L’écriture japonaise, cependant, demeure source d’une impossibilité fondamentale de traduction : les idéogrammes déroulent une sorte d’histoire parallèle sous forme de dessin, de tableau, tandis que l’alphabet nous oblige en quelque sorte à l'abstraction. Ici (ou devrais-je dire là-bas ? Mais pour moi le Japon est toujours, indéniablement, ici, où que je me trouve, tant il est vrai que nos atlas intérieurs, nos racines imaginaires, l’emportent sur les vérités de la géographie et du lieu où le hasard nous a fait naître), ici, donc, le monde est dessiné, et c’est bien ce qui m’a tout d’abord attirée vers la langue japonaise : le désir de décrypter le mystère de ces images. Elles semblaient en effet résulter d’une orientation du regard radicalement autre, très éloignée de la logique rationnelle véhiculée par les langues indo-européennes et l’ensemble des écritures phonétiques, y compris le sanskrit et l’écriture devanagari. Pour autant, il serait réducteur de considérer systèmes phonétiques et idéographiques de manière purement dichotomique. Une majorité de pays asiatiques a autrefois adopté, en même temps que le bouddhisme, l’écriture de l’Inde, terre d’origine de cette religion nouvelle et de ses textes sacrés, puis l’a adaptée sous diverses formes, preuve s’il en est que la pensée « extrême-orientale » n’est pas nécessairement liée à la graphie chinoise. Par ailleurs, outre les caractères chinois, le japonais utilise aussi un système phonétique, et notre alphabet a des pictogrammes pour origine…
Si la langue japonaise actualise les événements mieux que le français, les incarne davantage, épousant au plus près la réalité qu’elle décrit, c’est aussi grâce à l’immédiateté d’une grammaire où, par exemple, discours direct et indirect ne se distinguent que par l’introduction de l’enclitique to (と) maniable comme un unique guillemet. Le vocabulaire, également, fait une large place aux onomatopées, comme si les sonorités de la langue portaient le souvenir d’un temps lointain où elles étaient encore indissociées des bruissements et des fracas du monde.
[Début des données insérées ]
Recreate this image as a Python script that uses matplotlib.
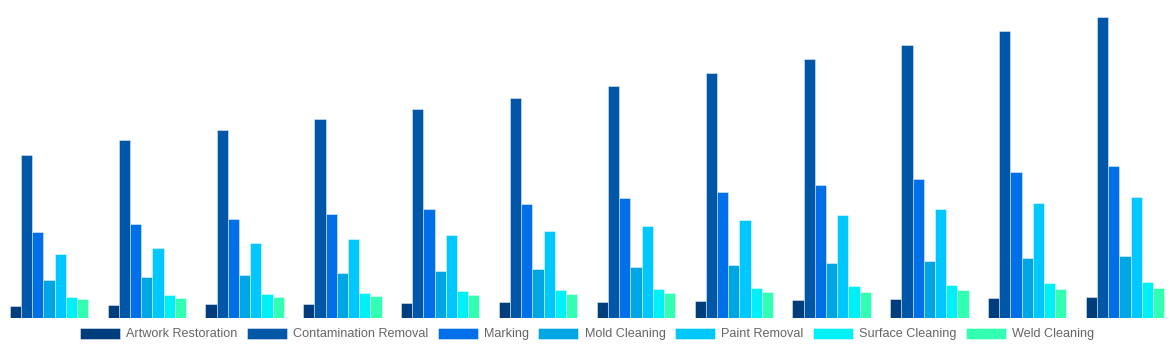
import numpy as np
import matplotlib.pyplot as plt

# series names and colours
series = ["Artwork Restoration", "Contamination Removal", "Marking", "Mold Cleaning",
          "Paint Removal", "Surface Cleaning", "Weld Cleaning"]
colors = ["#003d7c", "#0057a8", "#006fe8", "#00a5e3", "#00c8ff", "#00f0f8", "#33ffb3"]

# values (12 groups)
artwork = [12, 13, 14, 14, 15, 16, 16, 17, 18, 19, 20, 21]
contamination = [163, 178, 188, 199, 209, 220, 232, 245, 259, 273, 287, 301]
marking = [86, 94, 99, 104, 109, 114, 120, 126, 133, 139, 146, 152]
mold = [38, 41, 43, 45, 47, 49, 51, 53, 55, 57, 60, 62]
paint = [64, 70, 75, 79, 83, 87, 92, 98, 103, 109, 115, 121]
surface = [21, 23, 24, 25, 27, 28, 29, 30, 32, 33, 35, 36]
weld = [19, 20, 21, 22, 23, 24, 25, 26, 26, 28, 29, 30]

data = [artwork, contamination, marking, mold, paint, surface, weld]

plt.rcParams['font.family'] = ['Liberation Sans', 'DejaVu Sans']

fig = plt.figure(figsize=(11.74, 3.5), dpi=100)
ax = fig.add_axes([0, 32 / 350, 1, 301 / 350])

x = np.arange(len(artwork))
w = 0.8 / len(series)
for i, (name, vals) in enumerate(zip(series, data)):
    ax.bar(x - 0.4 + w * (i + 0.5), vals, width=w, color=colors[i], label=name,
           edgecolor=(1, 1, 1, 0.5), linewidth=0.6)

ax.set_xlim(-0.5, len(artwork) - 0.5)
ax.set_ylim(0, 301)
ax.axis("off")

# legend along the bottom
fig.legend(loc="center", bbox_to_anchor=(0.5, 1 - 334 / 350), ncol=7, frameon=False,
           fontsize=9.1, labelcolor="#666666", handlelength=3.15, handleheight=0.95,
           handletextpad=0.5, columnspacing=0.75)

fig.savefig("out.png", dpi=100)
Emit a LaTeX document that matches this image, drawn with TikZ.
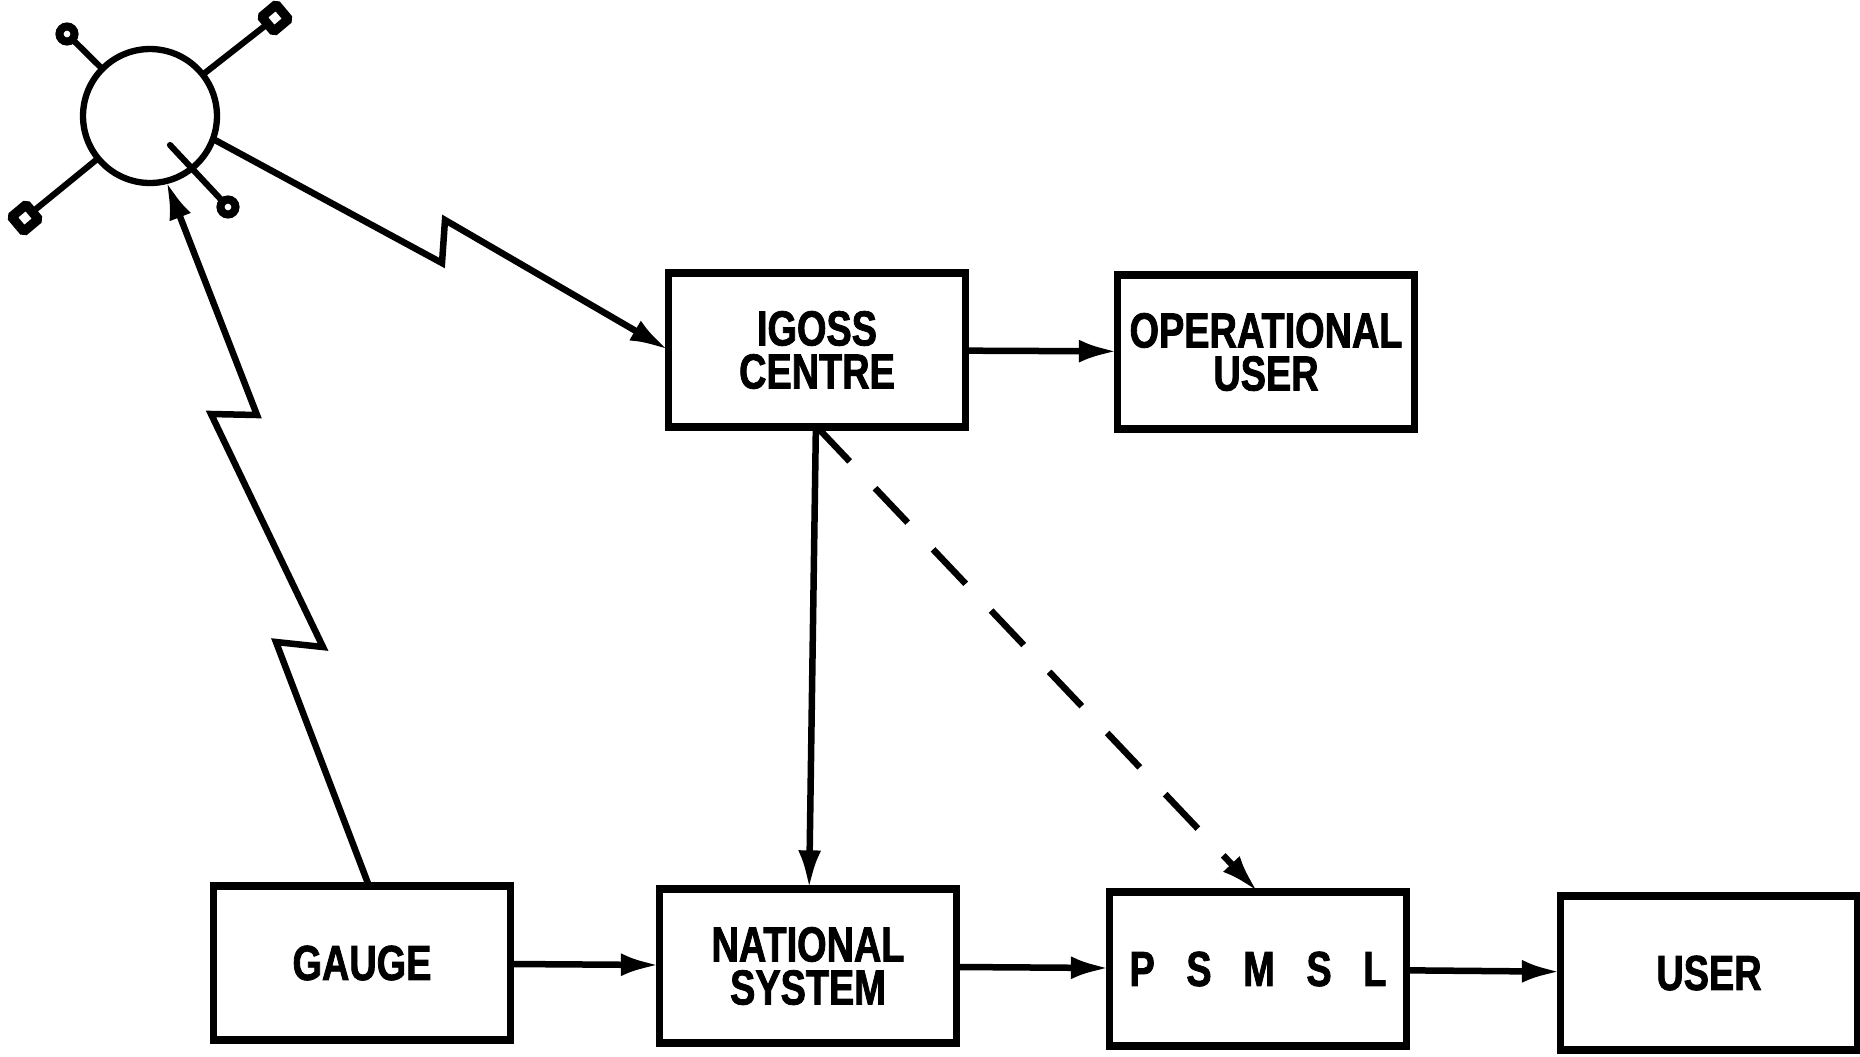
\documentclass[tikz,border=0pt]{standalone}
\usepackage{fontspec}
\usetikzlibrary{arrows.meta}
\newfontfamily\boxfont[FakeStretch=0.77,FakeBold=1.6]{Liberation Sans Bold}
\tikzset{
	stationbox/.style={draw, line width=4.4pt, minimum width=5.94cm, minimum height=3.08cm, inner sep=0pt, outer sep=0pt, align=center, font=\boxfont\fontsize{28}{24.5}\selectfont},
	link/.style={line width=3.7pt, -{Latex[length=22pt,width=13pt]}},
	boom/.style={line width=3.5pt},
	dishround/.style={draw, circle, line width=4.6pt, minimum size=0.3cm, inner sep=0pt, outer sep=0pt},
	dishsquare/.style={draw, rectangle, rounded corners=1pt, rotate=40, line width=5.4pt, minimum size=0.38cm, inner sep=0pt, outer sep=0pt}
}
\begin{document}
\begin{tikzpicture}[x=0.02cm, y=-0.02cm]
		\useasboundingbox (0,0) rectangle (1860,1056);

		% SATELLITE
		\node[draw, circle, line width=3.6pt, minimum size=2.68cm, inner sep=0pt, outer sep=0pt] (sat) at (150,116) {};
		\node[dishround] (antnw) at (67,34) {};
		\node[dishsquare] (antne) at (275,18) {};
		\node[dishsquare] (antsw) at (25,218) {};
		\node[dishround] (antse) at (228,207) {};
		\coordinate (antin) at (170,145);
		\draw[boom] (sat) -- (antnw);
		\draw[boom] (sat) -- (antne);
		\draw[boom] (sat) -- (antsw);
		\draw[boom, line cap=round] (antin) -- (antse);

		% BOXES
		\node[stationbox] (igoss) at (817,350) {IGOSS\\CENTRE};
		\node[stationbox] (operational) at (1266,352) {OPERATIONAL\\USER};
		\node[stationbox] (gauge) at (362,963) {GAUGE};
		\node[stationbox] (national) at (808,966) {NATIONAL\\SYSTEM};
		\node[stationbox] (psmsl) at (1258,969) {\spaceskip=18pt P S M S L};
		\node[stationbox] (user) at (1709,973) {USER};

		% RADIO LINKS
		\coordinate (downa) at (442,263);
		\coordinate (downb) at (445,220);
		\draw[link] (sat.-20) -- (downa) -- (downb) -- (igoss.west);
		\coordinate (upa) at (276,642);
		\coordinate (upb) at (323,647);
		\coordinate (upc) at (211,414);
		\coordinate (upd) at (257,415);
		\draw[link] ([xshift=0.14cm]gauge.north) -- (upa) -- (upb) -- (upc) -- (upd) -- (sat.284);

		% DATA FLOW
		\draw[link] (igoss) -- (operational);
		\draw[link] (igoss) -- (national);
		\draw[link] (gauge) -- (national);
		\draw[link] (national) -- (psmsl);
		\draw[link] (psmsl) -- (user);
		\draw[link, dash pattern=on 27pt off 21pt] (igoss.south) -- (psmsl.north);
	\end{tikzpicture}
\end{document}
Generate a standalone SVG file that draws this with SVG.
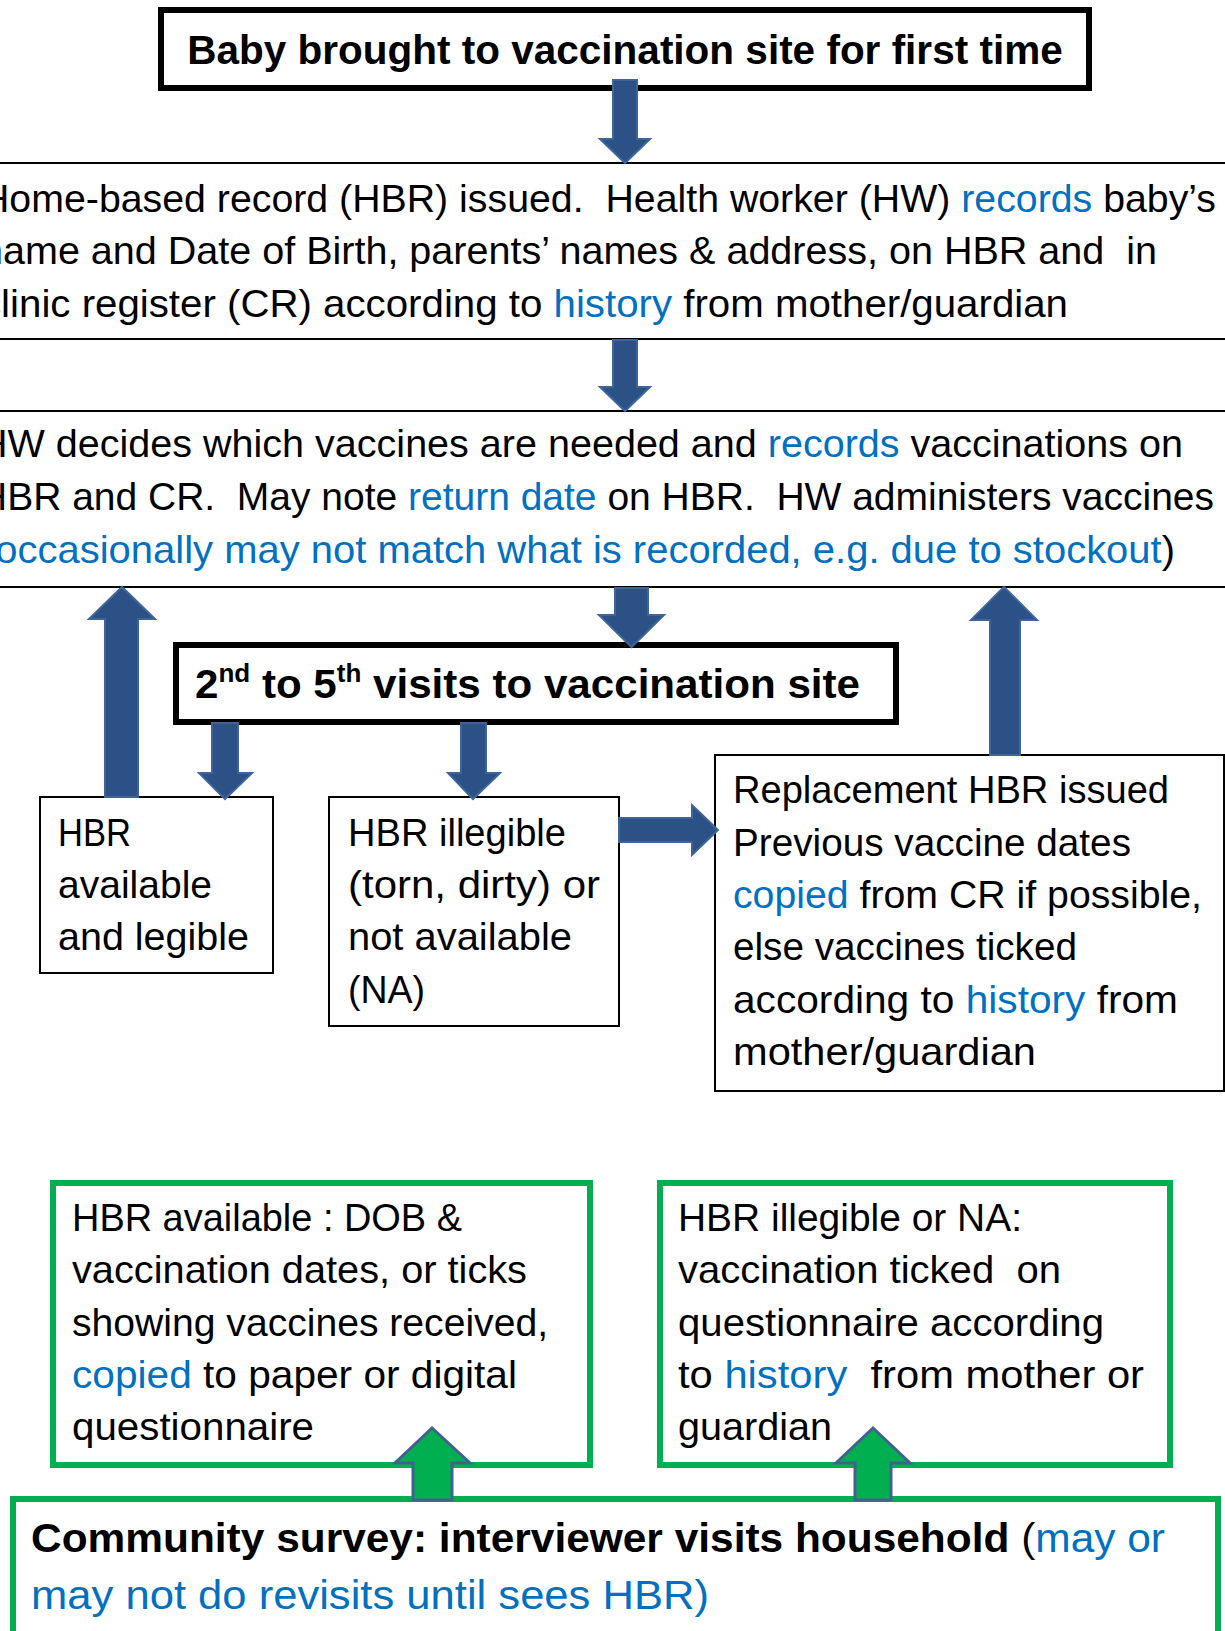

Livre de Murakami Haruki - Source : Flickr Eiko
Que dire enfin de l’éventail de possibilités qu’offre l’originalité d’un système graphique à nul autre pareil, qui allie les idéogrammes chinois à deux différents syllabaires ? Les hiragana, cette souple écriture que les dames de cour de Heian mirent au service de chefs-d’œuvre fondateurs tels que le Dit du Genji ou les Notes de Chevet, gardent aujourd’hui encore une certaine connotation « féminine », et permettent une prononciation modulée au plus près de l’oralité. Les katakana, plus anguleux, réservés de nos jours à la transcription des mots étrangers, mais beaucoup plus largement utilisés entre Meiji et la seconde guerre mondiale, ont longtemps évoqué une certaine « martialité » teintée de nationalisme. Aujourd’hui, chez un romancier comme Murakami Haruki, l’usage récurrent des katakana confère d’emblée au texte, sinon une universalité, du moins une « étrangeté » certaine, tandis que chez d’autres auteurs les hiragana permettent de transcrire directement les accents régionaux, dans des dialogues dont la traduction ne peut qu’échouer à rendre la saveur (puisque toute tentative en ce sens tire fatalement le texte vers l’évocation d’une région française sans lien avec l’original). Quelles ressources offre l’alphabet pour transposer pareille richesse ?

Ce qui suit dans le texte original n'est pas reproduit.